The traditional RWS depiction is a figure cloaked in black looking at three spilled cups while two upright cups stand behind them. This speaks to grief and loss as well as the hope that remains. I also like Huszka’s interpretation: without sufficient rest or love or trust, our fears can grow and overtake us, making it difficult to see the good. Using both of these depictions, I can say that release from my fear of vulnerability will come from turning around and picking up the two upright cups in the RWS version and in surrendering to the rejuvenating love that is being offered. Both require an act of will. I have to make that choice.

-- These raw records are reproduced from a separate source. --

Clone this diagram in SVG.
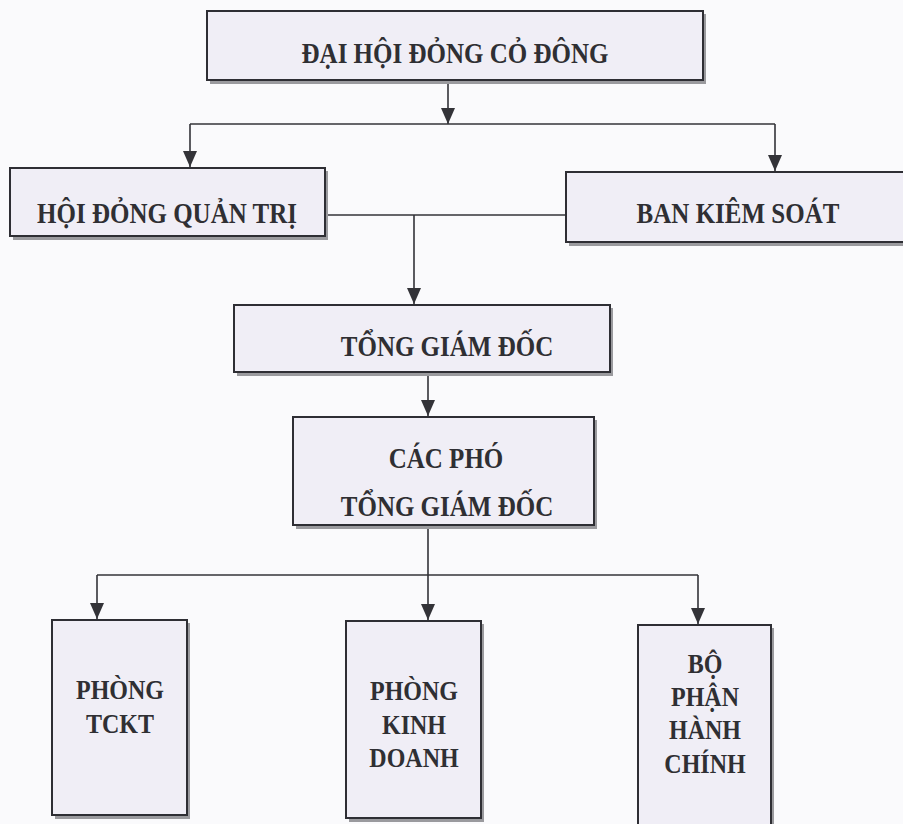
<svg xmlns="http://www.w3.org/2000/svg" width="903" height="824" viewBox="0 0 903 824">
<defs>
<style>
.bg{fill:#fafafc}
.sh{fill:#9a9a9e}
.box{fill:#f0eef6;stroke:#2e2e34;stroke-width:2}
.t{font-family:"Liberation Serif","Times New Roman",serif;font-weight:bold;font-size:25px;fill:#2f2f33;text-anchor:middle}
.s{font-size:24px}
.c{fill:none;stroke:#333338;stroke-width:1.6}
</style>
<marker id="ah" markerUnits="userSpaceOnUse" markerWidth="16" markerHeight="14" refX="16" refY="7" orient="auto" viewBox="0 0 16 14">
<path d="M0,0 L16,7 L0,14 Z" fill="#333338"/>
</marker>
</defs>
<rect class="bg" x="0" y="0" width="903" height="824"/>

<g id="connectors">
<path class="c" d="M448,80 V124" marker-end="url(#ah)"/>
<path class="c" d="M190,124 H775"/>
<path class="c" d="M190,124 V167" marker-end="url(#ah)"/>
<path class="c" d="M775,124 V171" marker-end="url(#ah)"/>
<path class="c" d="M325,215 H566"/>
<path class="c" d="M414,215 V304" marker-end="url(#ah)"/>
<path class="c" d="M428,372 V416" marker-end="url(#ah)"/>
<path class="c" d="M428,525 V575"/>
<path class="c" d="M97,575 H698"/>
<path class="c" d="M97,575 V619" marker-end="url(#ah)"/>
<path class="c" d="M428,575 V620" marker-end="url(#ah)"/>
<path class="c" d="M698,575 V624" marker-end="url(#ah)"/>
</g>

<g id="dhdcd">
<rect class="sh" x="210" y="14" width="496" height="70"/>
<rect class="box" x="207" y="11" width="496" height="69"/>
<text class="t" transform="translate(455 63) scale(1 1.15)">ĐẠI HỘI ĐỎNG CỎ ĐÔNG</text>
</g>

<g id="hdqt">
<rect class="sh" x="13" y="171" width="315" height="69"/>
<rect class="box" x="10" y="168" width="315" height="68"/>
<text class="t" transform="translate(167 223) scale(1 1.15)">HỘI ĐỎNG QUẢN TRỊ</text>
</g>

<g id="bks">
<rect class="sh" x="569" y="175" width="340" height="71"/>
<rect class="box" x="566" y="172" width="340" height="70"/>
<text class="t" transform="translate(738 223) scale(1 1.15)">BAN KIÊM SOÁT</text>
</g>

<g id="tgd">
<rect class="sh" x="237" y="308" width="376" height="68"/>
<rect class="box" x="234" y="305" width="376" height="67"/>
<text class="t" transform="translate(447 356) scale(1 1.15)">TỔNG GIÁM ĐỐC</text>
</g>

<g id="cptgd">
<rect class="sh" x="296" y="420" width="301" height="109"/>
<rect class="box" x="293" y="417" width="301" height="108"/>
<text class="t" transform="translate(446 468) scale(1 1.15)">CÁC PHÓ</text>
<text class="t" transform="translate(447 516) scale(1 1.15)">TỔNG GIÁM ĐỐC</text>
</g>

<g id="ptckt">
<rect class="sh" x="55" y="623" width="135" height="196"/>
<rect class="box" x="52" y="620" width="135" height="195"/>
<text class="t s" transform="translate(120 699) scale(1 1.13)">PHÒNG</text>
<text class="t s" transform="translate(120 733) scale(1 1.13)">TCKT</text>
</g>

<g id="pkd">
<rect class="sh" x="349" y="624" width="135" height="198"/>
<rect class="box" x="346" y="621" width="135" height="197"/>
<text class="t s" transform="translate(414 700) scale(1 1.13)">PHÒNG</text>
<text class="t s" transform="translate(414 734) scale(1 1.13)">KINH</text>
<text class="t s" transform="translate(414 767) scale(1 1.13)">DOANH</text>
</g>

<g id="bphc">
<rect class="sh" x="641" y="628" width="133" height="200"/>
<rect class="box" x="638" y="625" width="133" height="205"/>
<text class="t s" transform="translate(705 673) scale(1 1.13)">BỘ</text>
<text class="t s" transform="translate(705 706) scale(1 1.13)">PHẬN</text>
<text class="t s" transform="translate(705 739) scale(1 1.13)">HÀNH</text>
<text class="t s" transform="translate(705 773) scale(1 1.13)">CHÍNH</text>
</g>
</svg>
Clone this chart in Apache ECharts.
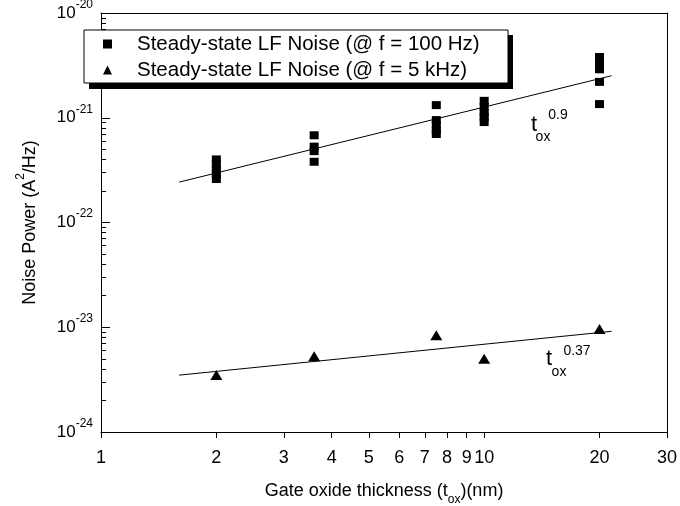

Position Five: What is buried?

Two of Wands

This is a tough card for me to interpret in this position. The Two of Wands can speak to a motivation for change, but an uncertainty about staying put (security) or moving forward (adventure). I have the spark, but what is buried is the confidence to throw myself into the adventure. I peek my head out the door, but I haven’t made a run for it yet. But as Huszka’s depiction of this card shows, stagnation can lead to rot.

Position Six: What can be born?

The Hanged Man

A higher level of peace and acceptance with vulnerability. That word, vulnerability, is what I always think of when I see Huszka’s Hanged Man. And yet she does not look sad or distraught or afraid or uncomfortable. She returns my gaze without shame.